Sent from my SAMSUNG-SM-G935A using Tapatalk


----------



## JR 137 (Jul 14, 2017)

Strength is very important.  I don't have any bjj experience, but I've got more than enough wrestling experience to know strength is very important in grappling.

Not having time to go to a gym is the best reason to get some stuff to use at home.  I'd look into TRX.  I don't own a set of their straps, but I've used them a few times.  The cheapest set is $100, which I think is way over priced for a few straps, but they work quite well from a design and benefits standpoint.  I think the money they get away with charging for it is more about the exercise knowledge that materials costs.  The more expensive ones seem to be the same thing just with more exercises and programs to teach you (and different colored straps), but maybe I'm missing something.

They're very versatile, don't take up much space, and you can do it whenever you want.  It's all body weight stuff and it's easy to vary how much body weight you're using.  There's a ton of great exercises you can do that are really effective. 

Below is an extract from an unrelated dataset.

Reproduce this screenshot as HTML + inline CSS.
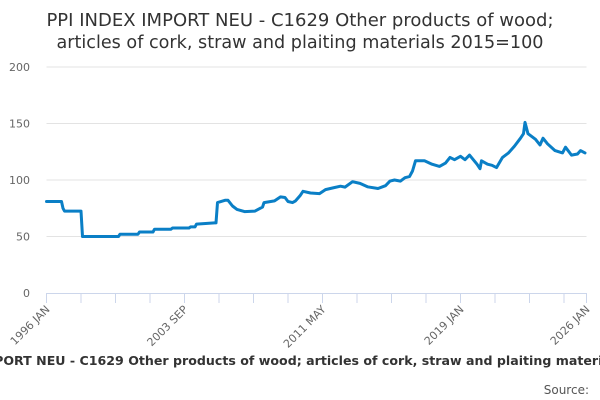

Sorry if it sounds like an ad.  I just really like it the few times I used it.  A lot of college sports teams I've worked with incorporated it into their strength & conditioning programs.  It's definitely not a gimmick.  I'd break down and buy one myself if I didn't have the Chuck Norris Total Gym in my closet.


----------



## KangTsai (Jul 14, 2017)

Who in hell said that strength is not important? There is a definite line that indicates whether you can win with technique alone. Grip, legs and abdominals are the focus.


----------



## Headhunter (Jul 14, 2017)

KangTsai said:


> Who in hell said that strength is not important? There is a definite line that indicates whether you can win with technique alone. Grip, legs and abdominals are the focus.


Pretty much all the Gracie's have said it how technique can beat stronger people, now I train at a gracie academy but quite honestly they do talk a lot of bs


----------



## Tony Dismukes (Jul 14, 2017)

Headhunter said:


> Pretty much all the Gracie's have said it how technique can beat stronger people


That's a different claim from "strength isn't important in grappling."

Superior technique _can_ beat superior strength. On the other hand, superior strength _can_ beat superior technique. It largely depends on what the relative strength and technique discrepancies are.

Likewise, superior conditioning can beat superior strength or vice versa. Superior conditioning can beat superior technique or vice versa. Superior fighting spirit can beat all of the above, or not.

There are a lot of factors which come into play during grappling. Strength, conditioning, technique, speed, flexibility, mindset - none of them is unimportant.

The Gracie marketing emphasizes the importance of technique, because that's what they make their money teaching. However if you look at any of the family members who fight or compete, they are all in fantastic shape. They know that even when you are using your technique to overcome a bigger, stronger guy, it still helps to be as strong and fit as possible yourself.


----------